_Exercise requirements_. Copy the data that follows exactly. Include no pictures.

_Given information_.
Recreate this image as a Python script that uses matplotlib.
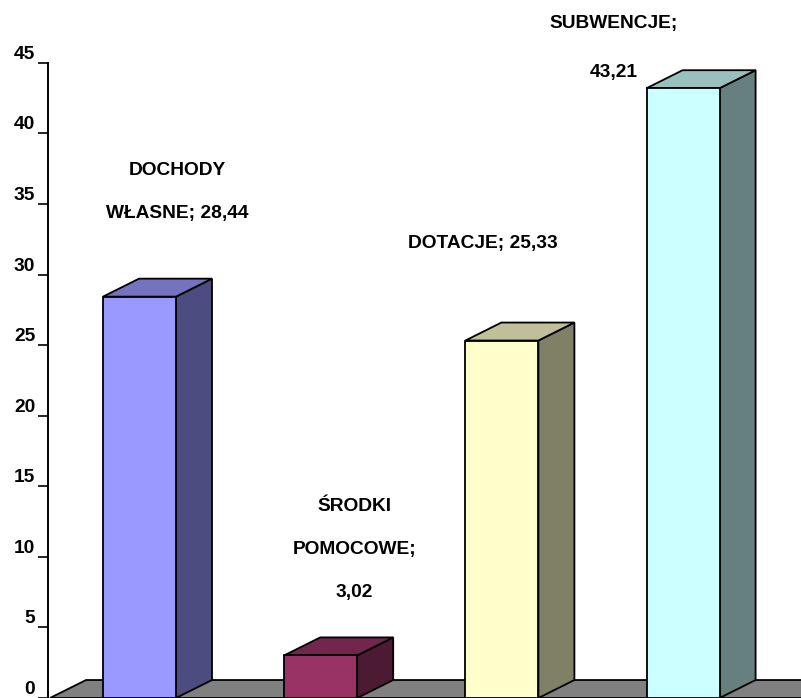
import matplotlib
matplotlib.use("Agg")
import matplotlib.pyplot as plt
from matplotlib.patches import Polygon

# Data
categories = ["DOCHODY\nWŁASNE", "ŚRODKI\nPOMOCOWE", "DOTACJE", "SUBWENCJE"]
values = [28.44, 3.02, 25.33, 43.21]
separators = ["; ", ";\n", "; ", ";\n"]   # how name and value are joined in the label
y_ticks = [0, 5, 10, 15, 20, 25, 30, 35, 40, 45]

# Colours (front, top, side) like the old Excel 3D bars
front_colors = ["#9999FF", "#993366", "#FFFFCC", "#CCFFFF"]
top_colors = ["#7373C0", "#73264D", "#BFBF99", "#99BFBF"]
side_colors = ["#4C4C80", "#4D1A33", "#808066", "#668080"]
floor_color = "#808080"

# Layout (pixels)
W, H = 801, 698
PX_CAT = 181.2        # px between bar centres
PX_VAL = 14.133       # px per value unit
X0_PX = 139.5         # px of first bar centre
Y0_PX = 699           # px (from top) of value 0
BAR_W = 73 / PX_CAT
DX = 36 / PX_CAT      # depth offset
DY = 18 / PX_VAL
AXIS_X = (48 - X0_PX) / PX_CAT
FONT = "Liberation Sans"
FS = 13.8

# label offsets (px, from bar front-top centre) and line spacing
label_off = [(37.5, 79), (33.5, 58), (-19.5, 93), (-69, 11)]
line_gap = [43, 43, 43, 49]

fig = plt.figure(figsize=(W / 100, H / 100), dpi=100)
ax = fig.add_axes([0, 0, 1, 1])
ax.set_xlim(-X0_PX / PX_CAT, (W - X0_PX) / PX_CAT)
ax.set_ylim((Y0_PX - H) / PX_VAL, Y0_PX / PX_VAL)

# floor
xs = (50 - X0_PX) / PX_CAT
xr = ax.get_xlim()[1] + 1
ax.add_patch(Polygon([(xs, 0), (xr, 0), (xr + DX, DY), (xs + DX, DY)],
                     closed=True, fc=floor_color, ec="black", lw=1.3, zorder=1))

# bars
for i, v in enumerate(values):
    l, r = i - BAR_W / 2, i + BAR_W / 2
    front = [(l, 0), (r, 0), (r, v), (l, v)]
    top = [(l, v), (r, v), (r + DX, v + DY), (l + DX, v + DY)]
    side = [(r, 0), (r + DX, DY), (r + DX, v + DY), (r, v)]
    for pts, c in [(side, side_colors[i]), (top, top_colors[i]), (front, front_colors[i])]:
        ax.add_patch(Polygon(pts, closed=True, fc=c, ec="black", lw=1.3,
                             joinstyle="miter", zorder=2))

    # data labels
    val = f"{v:.2f}".replace(".", ",")
    lines = (categories[i] + separators[i] + val).split("\n")
    ox, oy = label_off[i]
    n = len(lines)
    for k, line in enumerate(lines):
        yy = oy + (n - 1 - k) * line_gap[i]
        ax.annotate(line, xy=(i, v), xytext=(ox * 0.72, yy * 0.72),
                    textcoords="offset points", ha="center", va="baseline",
                    fontsize=FS, fontweight="bold", family=FONT, zorder=5)

# y axis
for s in ["top", "right", "bottom"]:
    ax.spines[s].set_visible(False)
ax.spines["left"].set_position(("data", AXIS_X))
ax.spines["left"].set_bounds(0, 45)
ax.spines["left"].set_linewidth(1.4)
ax.spines["left"].set_zorder(3)
ax.set_xticks([])
ax.set_yticks(y_ticks)
ax.set_yticklabels([str(t) for t in y_ticks])
ax.tick_params(axis="y", direction="out", length=7.2, width=1.2, pad=2)
for lab in ax.get_yticklabels():
    lab.set_fontsize(FS)
    lab.set_fontweight("bold")
    lab.set_family(FONT)
    lab.set_va("bottom")

fig.savefig("out.png", dpi=100)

_Reply_.
Recreate this image as a Python script that uses matplotlib.
import matplotlib
matplotlib.use("Agg")
import matplotlib.pyplot as plt
from matplotlib.patches import Polygon

# Data
categories = ["DOCHODY\nWŁASNE", "ŚRODKI\nPOMOCOWE", "DOTACJE", "SUBWENCJE"]
values = [28.44, 3.02, 25.33, 43.21]
separators = ["; ", ";\n", "; ", ";\n"]   # how name and value are joined in the label
y_ticks = [0, 5, 10, 15, 20, 25, 30, 35, 40, 45]

# Colours (front, top, side) like the old Excel 3D bars
front_colors = ["#9999FF", "#993366", "#FFFFCC", "#CCFFFF"]
top_colors = ["#7373C0", "#73264D", "#BFBF99", "#99BFBF"]
side_colors = ["#4C4C80", "#4D1A33", "#808066", "#668080"]
floor_color = "#808080"

# Layout (pixels)
W, H = 801, 698
PX_CAT = 181.2        # px between bar centres
PX_VAL = 14.133       # px per value unit
X0_PX = 139.5         # px of first bar centre
Y0_PX = 699           # px (from top) of value 0
BAR_W = 73 / PX_CAT
DX = 36 / PX_CAT      # depth offset
DY = 18 / PX_VAL
AXIS_X = (48 - X0_PX) / PX_CAT
FONT = "Liberation Sans"
FS = 13.8

# label offsets (px, from bar front-top centre) and line spacing
label_off = [(37.5, 79), (33.5, 58), (-19.5, 93), (-69, 11)]
line_gap = [43, 43, 43, 49]

fig = plt.figure(figsize=(W / 100, H / 100), dpi=100)
ax = fig.add_axes([0, 0, 1, 1])
ax.set_xlim(-X0_PX / PX_CAT, (W - X0_PX) / PX_CAT)
ax.set_ylim((Y0_PX - H) / PX_VAL, Y0_PX / PX_VAL)

# floor
xs = (50 - X0_PX) / PX_CAT
xr = ax.get_xlim()[1] + 1
ax.add_patch(Polygon([(xs, 0), (xr, 0), (xr + DX, DY), (xs + DX, DY)],
                     closed=True, fc=floor_color, ec="black", lw=1.3, zorder=1))

# bars
for i, v in enumerate(values):
    l, r = i - BAR_W / 2, i + BAR_W / 2
    front = [(l, 0), (r, 0), (r, v), (l, v)]
    top = [(l, v), (r, v), (r + DX, v + DY), (l + DX, v + DY)]
    side = [(r, 0), (r + DX, DY), (r + DX, v + DY), (r, v)]
    for pts, c in [(side, side_colors[i]), (top, top_colors[i]), (front, front_colors[i])]:
        ax.add_patch(Polygon(pts, closed=True, fc=c, ec="black", lw=1.3,
                             joinstyle="miter", zorder=2))

    # data labels
    val = f"{v:.2f}".replace(".", ",")
    lines = (categories[i] + separators[i] + val).split("\n")
    ox, oy = label_off[i]
    n = len(lines)
    for k, line in enumerate(lines):
        yy = oy + (n - 1 - k) * line_gap[i]
        ax.annotate(line, xy=(i, v), xytext=(ox * 0.72, yy * 0.72),
                    textcoords="offset points", ha="center", va="baseline",
                    fontsize=FS, fontweight="bold", family=FONT, zorder=5)

# y axis
for s in ["top", "right", "bottom"]:
    ax.spines[s].set_visible(False)
ax.spines["left"].set_position(("data", AXIS_X))
ax.spines["left"].set_bounds(0, 45)
ax.spines["left"].set_linewidth(1.4)
ax.spines["left"].set_zorder(3)
ax.set_xticks([])
ax.set_yticks(y_ticks)
ax.set_yticklabels([str(t) for t in y_ticks])
ax.tick_params(axis="y", direction="out", length=7.2, width=1.2, pad=2)
for lab in ax.get_yticklabels():
    lab.set_fontsize(FS)
    lab.set_fontweight("bold")
    lab.set_family(FONT)
    lab.set_va("bottom")

fig.savefig("out.png", dpi=100)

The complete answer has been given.